Apoftegmi - Detti dei Padri

Gregorio disse: «Che la tua opera sia pura per la presenza del Signore e non per l'ostentazione».


Dalla Regola del nostro Santo Padre Benedetto

QUALE DEVE ESSERE IL GRADO DELLA SCOMUNICA

La misura della scomunica o del castigo corporale deve essere proporzionata alla gravità della colpa; e la valutazione di questa dipende esclusivamente dal giudizio dell'abate. Se un fratello comunque si rende colpevole di colpe leggere sia privato della partecipazione alla mensa comune.
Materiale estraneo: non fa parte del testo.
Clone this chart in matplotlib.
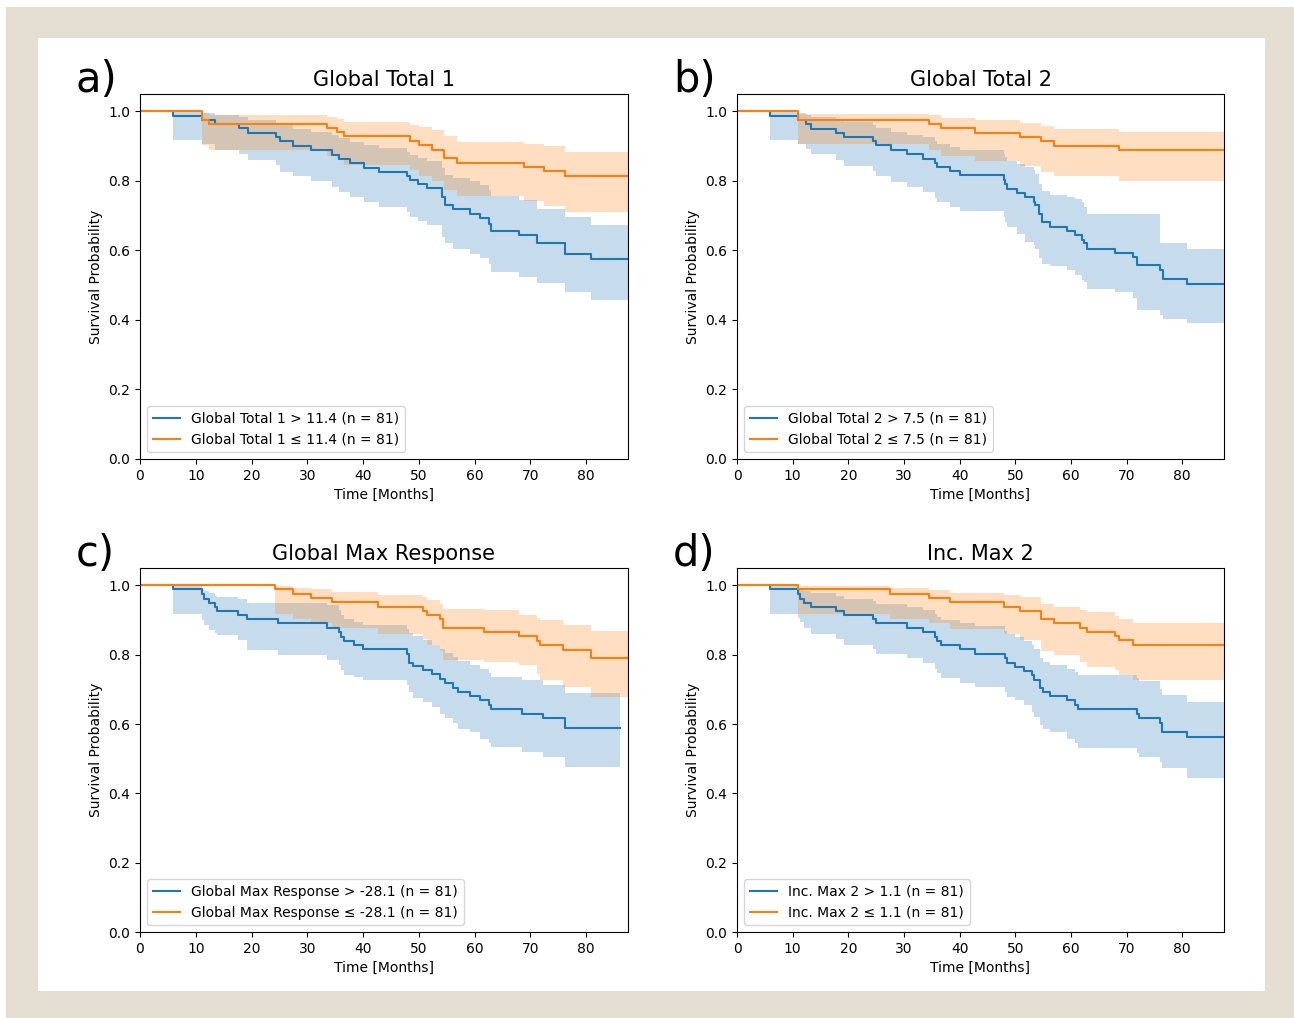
import matplotlib
matplotlib.use("Agg")
import matplotlib.pyplot as plt
from matplotlib.patches import Rectangle

BLUE = "#1f77b4"
ORANGE = "#ff7f0e"
X_END = 87.5

# ---------------- Panel a: Global Total 1 ----------------
a_title = "Global Total 1"
a_labels = ["Global Total 1 > 11.4 (n = 81)", "Global Total 1 \u2264 11.4 (n = 81)"]
a_hi_t = [0, 5.98, 11.05, 13.45, 17.7, 19.3, 24.3, 25.1, 27.5, 30.6, 34.35, 35.75, 37.65, 40.1, 42.8,
          47.8, 48.4, 49.9, 51.4, 54.15, 54.75, 56.2, 59.15, 60.95, 62.5, 62.9, 67.9, 71.1, 76.25, 80.85]
a_hi_s = [1.0, 0.988, 0.976, 0.963, 0.953, 0.939, 0.926, 0.914, 0.900, 0.888, 0.875, 0.864, 0.851, 0.838, 0.826,
          0.813, 0.802, 0.790, 0.779, 0.754, 0.730, 0.718, 0.706, 0.692, 0.677, 0.656, 0.644, 0.620, 0.591, 0.574]
a_hi_lo = [1.0, 0.917, 0.905, 0.890, 0.876, 0.861, 0.845, 0.826, 0.813, 0.800, 0.783, 0.768, 0.754, 0.740, 0.725,
           0.711, 0.696, 0.685, 0.672, 0.639, 0.620, 0.605, 0.591, 0.577, 0.562, 0.538, 0.524, 0.505, 0.481, 0.457]
a_hi_up = [1.0, 0.998, 0.994, 0.990, 0.984, 0.976, 0.968, 0.960, 0.950, 0.942, 0.932, 0.923, 0.913, 0.903, 0.894,
           0.884, 0.875, 0.866, 0.857, 0.838, 0.818, 0.808, 0.800, 0.788, 0.775, 0.757, 0.745, 0.720, 0.696, 0.674]
a_lo_t = [0, 11.05, 12.35, 33.45, 35.25, 36.65, 48.4, 50.1, 52.3, 54.45, 56.75, 68.8, 72.4, 76.25]
a_lo_s = [1.0, 0.976, 0.964, 0.953, 0.940, 0.928, 0.915, 0.902, 0.890, 0.866, 0.852, 0.840, 0.829, 0.813]
a_lo_lo = [1.0, 0.902, 0.890, 0.873, 0.859, 0.845, 0.830, 0.813, 0.800, 0.773, 0.756, 0.741, 0.727, 0.711]
a_lo_up = [1.0, 0.995, 0.989, 0.984, 0.979, 0.969, 0.962, 0.955, 0.946, 0.930, 0.912, 0.906, 0.900, 0.883]

# ---------------- Panel b: Global Total 2 ----------------
b_title = "Global Total 2"
b_labels = ["Global Total 2 > 7.5 (n = 81)", "Global Total 2 \u2264 7.5 (n = 81)"]
b_hi_t = [0, 5.93, 11.03, 12.4, 13.3, 17.8, 19.3, 24.4, 24.9, 27.6, 30.6, 33.5, 35.6, 36.0, 38.3, 40.1, 47.9,
          48.2, 48.5, 50.3, 51.8, 53.3, 53.6, 54.2, 54.8, 56.3, 59.3, 60.8, 62.0, 62.4, 62.9, 68.0, 71.2, 71.9,
          76.0, 76.5, 80.8]
b_hi_s = [1.0, 0.988, 0.976, 0.964, 0.950, 0.939, 0.926, 0.915, 0.902, 0.888, 0.876, 0.864, 0.852, 0.840, 0.829,
          0.816, 0.804, 0.790, 0.778, 0.765, 0.754, 0.740, 0.730, 0.706, 0.682, 0.668, 0.656, 0.644, 0.631, 0.620,
          0.605, 0.593, 0.582, 0.557, 0.543, 0.517, 0.502]
b_hi_lo = [1.0, 0.917, 0.907, 0.893, 0.878, 0.859, 0.842, 0.828, 0.813, 0.797, 0.783, 0.768, 0.752, 0.740, 0.725,
           0.714, 0.695, 0.682, 0.668, 0.648, 0.624, 0.615, 0.605, 0.577, 0.562, 0.555, 0.543, 0.530, 0.515, 0.510,
           0.490, 0.481, 0.462, 0.428, 0.415, 0.404, 0.390]
b_hi_up = [1.0, 0.998, 0.994, 0.990, 0.984, 0.977, 0.969, 0.961, 0.952, 0.942, 0.933, 0.925, 0.915, 0.906, 0.897,
           0.888, 0.878, 0.868, 0.858, 0.849, 0.840, 0.830, 0.820, 0.790, 0.770, 0.759, 0.755, 0.748, 0.740, 0.725,
           0.704, 0.704, 0.704, 0.704, 0.620, 0.620, 0.603]
b_lo_t = [0, 11.03, 34.5, 36.6, 42.8, 50.8, 54.6, 56.9, 68.7]
b_lo_s = [1.0, 0.976, 0.964, 0.952, 0.939, 0.926, 0.914, 0.901, 0.890]
b_lo_lo = [1.0, 0.905, 0.888, 0.873, 0.856, 0.842, 0.825, 0.813, 0.800]
b_lo_up = [1.0, 0.993, 0.989, 0.980, 0.974, 0.966, 0.957, 0.950, 0.941]

# ---------------- Panel c: Global Max Response ----------------
c_title = "Global Max Response"
c_labels = ["Global Max Response > -28.1 (n = 81)", "Global Max Response \u2264 -28.1 (n = 81)"]
c_hi_t = [0, 5.98, 11.06, 11.5, 12.4, 13.45, 13.8, 17.6, 19.25, 24.8, 33.5, 35.6, 36.0, 36.5, 38.3, 40.05,
          47.8, 48.2, 49.0, 50.8, 52.3, 53.8, 54.7, 56.2, 57.1, 59.2, 61.0, 62.5, 62.9, 68.5, 72.3, 76.2]
c_hi_s = [1.0, 0.988, 0.975, 0.962, 0.950, 0.938, 0.926, 0.914, 0.902, 0.890, 0.877, 0.866, 0.851, 0.839, 0.827,
          0.816, 0.803, 0.777, 0.768, 0.755, 0.743, 0.731, 0.717, 0.704, 0.693, 0.680, 0.669, 0.654, 0.643, 0.630,
          0.618, 0.589]
c_hi_lo = [1.0, 0.918, 0.900, 0.885, 0.870, 0.862, 0.856, 0.842, 0.813, 0.798, 0.784, 0.769, 0.755, 0.741, 0.735,
           0.727, 0.712, 0.693, 0.674, 0.664, 0.650, 0.630, 0.616, 0.602, 0.587, 0.578, 0.558, 0.545, 0.534, 0.519,
           0.505, 0.476]
c_hi_up = [1.0, 0.998, 0.990, 0.985, 0.978, 0.970, 0.965, 0.960, 0.950, 0.950, 0.942, 0.928, 0.914, 0.904, 0.895,
           0.885, 0.875, 0.862, 0.855, 0.841, 0.827, 0.815, 0.805, 0.793, 0.782, 0.770, 0.760, 0.748, 0.736, 0.726,
           0.712, 0.688]
c_hi_end = 86.1
c_lo_t = [0, 24.2, 27.5, 30.7, 34.4, 42.7, 50.8, 51.4, 53.8, 54.4, 61.6, 67.9, 71.2, 71.8, 75.9, 80.9]
c_lo_s = [1.0, 0.988, 0.976, 0.963, 0.952, 0.938, 0.927, 0.914, 0.904, 0.878, 0.866, 0.853, 0.839, 0.827, 0.813, 0.790]
c_lo_lo = [1.0, 0.918, 0.904, 0.892, 0.878, 0.861, 0.845, 0.827, 0.810, 0.784, 0.779, 0.770, 0.745, 0.726, 0.707, 0.678]
c_lo_up = [1.0, 0.998, 0.992, 0.988, 0.981, 0.973, 0.965, 0.959, 0.945, 0.933, 0.928, 0.914, 0.905, 0.899, 0.885, 0.868]

# ---------------- Panel d: Inc. Max 2 ----------------
d_title = "Inc. Max 2"
d_labels = ["Inc. Max 2 > 1.1 (n = 81)", "Inc. Max 2 \u2264 1.1 (n = 81)"]
d_hi_t = [0, 5.93, 11.03, 11.4, 12.0, 13.3, 17.8, 19.3, 24.4, 24.9, 30.6, 33.5, 35.6, 36.0, 36.6, 40.1, 42.8,
          48.2, 48.6, 50.0, 51.5, 53.0, 53.4, 54.5, 54.9, 56.3, 59.3, 60.8, 61.3, 71.9, 72.3, 76.0, 76.4, 80.8]
d_hi_s = [1.0, 0.988, 0.976, 0.962, 0.950, 0.938, 0.926, 0.914, 0.902, 0.890, 0.877, 0.866, 0.851, 0.839, 0.827,
          0.816, 0.803, 0.789, 0.777, 0.765, 0.752, 0.741, 0.726, 0.704, 0.693, 0.680, 0.669, 0.656, 0.643, 0.630,
          0.618, 0.602, 0.578, 0.563]
d_hi_lo = [1.0, 0.918, 0.905, 0.893, 0.877, 0.861, 0.846, 0.829, 0.815, 0.803, 0.789, 0.775, 0.760, 0.746, 0.732,
           0.717, 0.708, 0.693, 0.679, 0.669, 0.654, 0.635, 0.621, 0.597, 0.587, 0.578, 0.558, 0.545, 0.530, 0.515,
           0.505, 0.490, 0.472, 0.445]
d_hi_up = [1.0, 0.998, 0.993, 0.989, 0.984, 0.978, 0.970, 0.962, 0.955, 0.947, 0.938, 0.929, 0.918, 0.910, 0.900,
           0.892, 0.884, 0.868, 0.860, 0.850, 0.838, 0.827, 0.815, 0.790, 0.780, 0.769, 0.760, 0.750, 0.741, 0.732,
           0.725, 0.700, 0.683, 0.664]
d_lo_t = [0, 11.03, 27.5, 34.5, 38.3, 47.9, 50.8, 54.6, 56.9, 61.7, 62.9, 68.0, 68.7, 71.1]
d_lo_s = [1.0, 0.988, 0.976, 0.963, 0.952, 0.938, 0.926, 0.902, 0.890, 0.877, 0.866, 0.853, 0.841, 0.827]
d_lo_lo = [1.0, 0.918, 0.904, 0.890, 0.875, 0.861, 0.841, 0.812, 0.798, 0.780, 0.765, 0.755, 0.741, 0.726]
d_lo_up = [1.0, 0.998, 0.992, 0.986, 0.978, 0.973, 0.967, 0.945, 0.938, 0.930, 0.924, 0.912, 0.904, 0.892]

panels = [
    ("a)", a_title, a_labels, (a_hi_t, a_hi_s, a_hi_lo, a_hi_up, X_END), (a_lo_t, a_lo_s, a_lo_lo, a_lo_up, X_END)),
    ("b)", b_title, b_labels, (b_hi_t, b_hi_s, b_hi_lo, b_hi_up, X_END), (b_lo_t, b_lo_s, b_lo_lo, b_lo_up, X_END)),
    ("c)", c_title, c_labels, (c_hi_t, c_hi_s, c_hi_lo, c_hi_up, c_hi_end), (c_lo_t, c_lo_s, c_lo_lo, c_lo_up, X_END)),
    ("d)", d_title, d_labels, (d_hi_t, d_hi_s, d_hi_lo, d_hi_up, X_END), (d_lo_t, d_lo_s, d_lo_lo, d_lo_up, X_END)),
]

W, H = 1294, 1018
fig = plt.figure(figsize=(W / 100, H / 100), dpi=100)
fig.patch.set_facecolor("white")
# beige frame and white card
fig.patches.append(Rectangle((6 / W, 0), 1 - 6 / W, 1 - 7 / H, transform=fig.transFigure,
                             facecolor="#e5dfd3", edgecolor="none", zorder=-10))
fig.patches.append(Rectangle((38 / W, (H - 991) / H), (1265 - 38) / W, (991 - 38) / H,
                             transform=fig.transFigure, facecolor="white", edgecolor="none", zorder=-9))

# axes boxes in pixels: left, right, top, bottom
boxes = [(140, 628, 94, 459), (737, 1224, 94, 459), (140, 628, 568, 932), (737, 1224, 568, 932)]
letter_pos = [(76, 92), (673, 92), (76, 566), (673, 566)]


def draw_curve(ax, t, s, lo, up, tend, color, label):
    x = list(t) + [tend]
    ax.fill_between(x, list(lo) + [lo[-1]], list(up) + [up[-1]], step="post",
                    color=color, alpha=0.25, linewidth=0)
    ax.step(x, list(s) + [s[-1]], where="post", color=color, linewidth=1.5, label=label)


for (letter, title, labels, hi, lo), (l, r, t, b), (lx, ly) in zip(panels, boxes, letter_pos):
    ax = fig.add_axes([l / W, (H - b) / H, (r - l) / W, (b - t) / H])
    draw_curve(ax, *hi, BLUE, labels[0])
    draw_curve(ax, *lo, ORANGE, labels[1])
    ax.set_xlim(0, X_END)
    ax.set_ylim(0, 1.05)
    ax.set_xticks(range(0, 81, 10))
    ax.set_yticks([0.0, 0.2, 0.4, 0.6, 0.8, 1.0])
    ax.tick_params(labelsize=10)
    ax.set_title(title, fontsize=15)
    ax.set_xlabel("Time [Months]", fontsize=10)
    ax.set_ylabel("Survival Probability", fontsize=10)
    ax.legend(loc="lower left", fontsize=10)
    fig.text(lx / W, (H - ly) / H, letter, fontsize=30, ha="left", va="baseline")

fig.savefig("out.png", dpi=100)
Per chi viene escluso dalla mensa si usi questa norma: non canti da solo in coro né salmo né antifona né proclami le letture, finché non abbia fatto la soddisfazione; inoltre prenda il pasto da solo dopo la refezione dei fratelli; così, per esempio, se i fratelli mangiano all'ora sesta, egli mangi a nona; se i fratelli a nona, egli a vespro, finché, dopo un'adeguata soddisfazione, non abbia ottenuto il perdono.